Über die verschiedenen Yachthäfen:
Tronsö ist klein, idyllisch, und genau das ist sein Problem. Es ist voll. Zwar auch nicht voller mit Schiffen als die wegen ihrer "Sterilität" von vielen gemiedenen Marinas oder die dicht gepackten Clubhäfen. Voll sind hier die Boote: Mit betagteren Männercrews, gereiften Pärchen, jüngeren Familien, Charterercliquen. Schon um halb neun, die Kühle der Nacht ist noch in der Luft und kein Lüftchen regt sich, ist emsiges Ablegen im Gange. Die Schiffe werden im letzten Moment entkabelt, vorher werden 200 Liter Wasser gebunkert, immerhin geht es ja nach Marstal oder Faborg, beide Häfen mehrere Stunden Seereise entfernt. Wenn der Wassertank nichts mehr fassen will, wird, der Schlauch läuft ja schon mal, noch auf dem Vordeck herumgespritzt, bißchen saubermachen. Kommt auf dem Steg einer vorbei, wird er autoritativ gebeten, er möge doch DASWASSERABDREHEN, eine gute, sparsame Sache, also muß der also angesprochene kooperieren. Und das schlimmste: Ich werde, faulheitsbedingt 2 Stunden später, genau das gleiche tun. Ich werde (Kleinboot) höchstens 40 Liter Wasser tanken und, eher gründlicher als nicht, das Vordeck und, da isses besonders nötig, das Cockpit mit gutem Süßwasser ausspülen (Neuboot). Nur daß bei mir keiner mehr am Steg vorbeikommen wird, den ich auffordern könnte, doch bitte DASWASSERABZUDREHEN!

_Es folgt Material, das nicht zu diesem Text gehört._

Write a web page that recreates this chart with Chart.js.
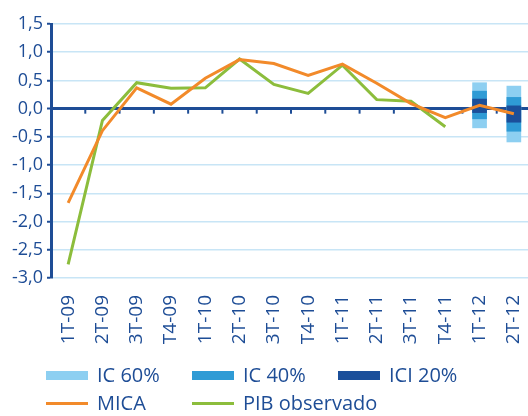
<!DOCTYPE html>
<html>
<head>
<meta charset="utf-8">
<script src="https://cdn.jsdelivr.net/npm/chart.js@4/dist/chart.umd.min.js"></script>
<style>
  body { margin: 0; background: #fff; }
  #wrap { position: relative; width: 528px; height: 416px; overflow: hidden; }
  #box { position: absolute; left: 0; top: 0; width: 531px; height: 416px; }
  .lg { position: absolute; font-family: "Open Sans", sans-serif; font-size: 20px; line-height: 20px; color: #1e4d96; white-space: nowrap; }
  .sw { position: absolute; width: 42px; }
</style>
</head>
<body>
<div id="wrap">
  <div id="box"><canvas id="chart"></canvas></div>
  <div id="legend"></div>
</div>
<script>
// datos
var labels = ['1T-09', '2T-09', '3T-09', 'T4-09', '1T-10', '2T-10', '3T-10', 'T4-10', '1T-11', '2T-11', '3T-11', 'T4-11', '1T-12', '2T-12'];
var mica = [-1.67, -0.39, 0.37, 0.08, 0.54, 0.87, 0.80, 0.59, 0.79, 0.45, 0.09, -0.16, 0.06, -0.09];
var pib = [-2.76, -0.21, 0.46, 0.36, 0.37, 0.88, 0.43, 0.27, 0.77, 0.16, 0.13, -0.32, null, null];
var ic60 = [null, null, null, null, null, null, null, null, null, null, null, null, [-0.34, 0.46], [-0.59, 0.40]];
var ic40 = [null, null, null, null, null, null, null, null, null, null, null, null, [-0.18, 0.31], [-0.40, 0.20]];
var ici20 = [null, null, null, null, null, null, null, null, null, null, null, null, [-0.07, 0.17], [-0.24, 0.05]];

var blue = '#1e4d96';
var gridBlue = '#c8e5f6';
var font = { family: '"Open Sans", sans-serif', size: 18 };

// marcas pequeñas sobre el eje cero
var zeroTicks = {
    id: 'zeroTicks',
    beforeDatasetsDraw: function (chart) {
        var x = chart.scales.x, y = chart.scales.y;
        var y0 = y.getPixelForValue(0);
        var ctx = chart.ctx;
        ctx.save();
        ctx.strokeStyle = blue;
        ctx.lineWidth = 2;
        for (var i = 1; i < labels.length; i++) {
            var px = (x.getPixelForValue(i - 1) + x.getPixelForValue(i)) / 2;
            ctx.beginPath();
            ctx.moveTo(px, y0);
            ctx.lineTo(px, y0 + 5);
            ctx.stroke();
        }
        ctx.restore();
    }
};

var bar = function (label, data, color, order) {
    return { type: 'bar', label: label, data: data, backgroundColor: color, barThickness: 14, grouped: false, order: order };
};

new Chart(document.getElementById('chart'), {
    type: 'bar',
    data: {
        labels: labels,
        datasets: [
            { type: 'line', label: 'MICA', data: mica, borderColor: '#f28a2a', borderWidth: 3, pointRadius: 0, tension: 0, order: 0 },
            { type: 'line', label: 'PIB observado', data: pib, borderColor: '#8cbd3c', borderWidth: 3, pointRadius: 0, tension: 0, order: 0 },
            bar('ICI 20%', ici20, '#1b4f9a', 1),
            bar('IC 40%', ic40, '#2f9bd5', 2),
            bar('IC 60%', ic60, '#8dcff1', 3)
        ]
    },
    options: {
        responsive: true,
        maintainAspectRatio: false,
        animation: false,
        layout: { padding: { top: 24, left: 0, right: 0, bottom: 0 } },
        plugins: { legend: { display: false }, tooltip: { enabled: false } },
        scales: {
            x: {
                offset: true,
                grid: { display: false },
                border: { display: false },
                ticks: { color: blue, font: { family: font.family, size: 19 }, minRotation: 90, maxRotation: 90, padding: 9, autoSkip: false },
                afterFit: function (s) { s.height = 138; s.paddingLeft = 0; s.paddingRight = 0; }
            },
            y: {
                min: -3, max: 1.5,
                border: { color: blue, width: 3 },
                grid: {
                    color: function (c) { return c.tick && c.tick.value === 0 ? blue : gridBlue; },
                    lineWidth: function (c) { return c.tick && c.tick.value === 0 ? 3 : 1.5; },
                    tickColor: blue, tickWidth: 2, tickLength: 4
                },
                ticks: {
                    color: blue, font: font, stepSize: 0.5, padding: 4,
                    callback: function (v) { return v.toFixed(1).replace('.', ','); }
                },
                afterFit: function (s) { s.width = 51; }
            }
        }
    },
    plugins: [zeroTicks]
});

// leyenda
var legendItems = [
    { text: 'IC 60%', color: '#8dcff1', x: 46, y: 375, h: 9 },
    { text: 'IC 40%', color: '#2f9bd5', x: 192, y: 375, h: 9 },
    { text: 'ICI 20%', color: '#1b4f9a', x: 338, y: 375, h: 9 },
    { text: 'MICA', color: '#f28a2a', x: 46, y: 403, h: 3 },
    { text: 'PIB observado', color: '#8cbd3c', x: 192, y: 403, h: 3 }
];
var lg = document.getElementById('legend');
legendItems.forEach(function (it) {
    var sw = document.createElement('div');
    sw.className = 'sw';
    sw.style.left = it.x + 'px';
    sw.style.top = (it.y - it.h / 2) + 'px';
    sw.style.height = it.h + 'px';
    sw.style.background = it.color;
    lg.appendChild(sw);
    var t = document.createElement('div');
    t.className = 'lg';
    t.style.left = (it.x + 51) + 'px';
    t.style.top = (it.y - 10) + 'px';
    t.textContent = it.text;
    lg.appendChild(t);
});
</script>
</body>
</html>
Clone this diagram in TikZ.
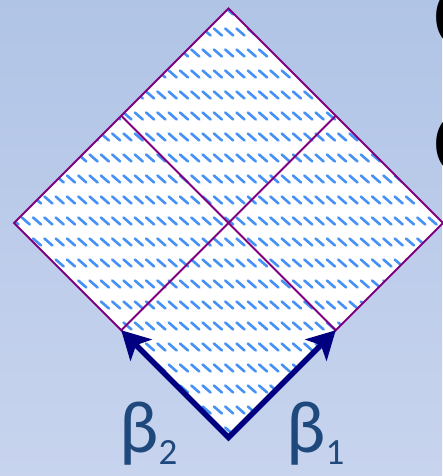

Rucksacktouristen, denen es zu voll wird, ziehen weiter in noch einsamere Buchten, um ihresgleichen und damit ihre eigene Gewöhnlichkeit nicht mehr mit ansehen zu müssen. Ich werde, damit mir meine größeren, älteren, hanseatischeren Spiegelbilder weniger nahe sind, in die dicht gepackten Einheimischenhäfen ausweichen. Da gehen die Segler abends nämlich zum Schlafen nach Hause und dann hat Skipper das Meer und den Himmel und die See für sich, Landstrom inklusive. (Jetzt klinge ich wie der Reiseschriftsteller Paul Theroux, von dem es heißt: "Er reist, ungern, allein und hat meistens schlechte Laune").

Anleger:
Wieder beim Anleger auf den Steg gerummst. Diesmal gottseidank in Höhe des Bugbeschlags aus Niro-Edelstahl. Steg nur unwesentlich beschädigt. Gestern (habe ich verschwiegen) leider eine Handbreit tiefer, auch gegen Stahl, aber rostig. Will den braunen Belag gar nicht wegwischen, aus Angst, daß ich das nackte Krokodilfleisch darunter finde. Im Seglerhandbuch heißts beim Thema "Anlegen" immer: Manöver sorgfältig absprechen, jedem Mannschaftsmitglied Aufgabe zuteilen, vom Vorschiffsmann durch Handzeichen die verbleibende Distanz zum Steg signalisieren lassen.
Nur, welche Vorschiffsmannschaft? Ich hab noch nicht mal jemand, den ich anbrüllen könnte.
Und Handzeichen kriege ich höchstens vom Steg: Hände über dem Kopf zusammengeschlagen oder beide Augen bedeckend.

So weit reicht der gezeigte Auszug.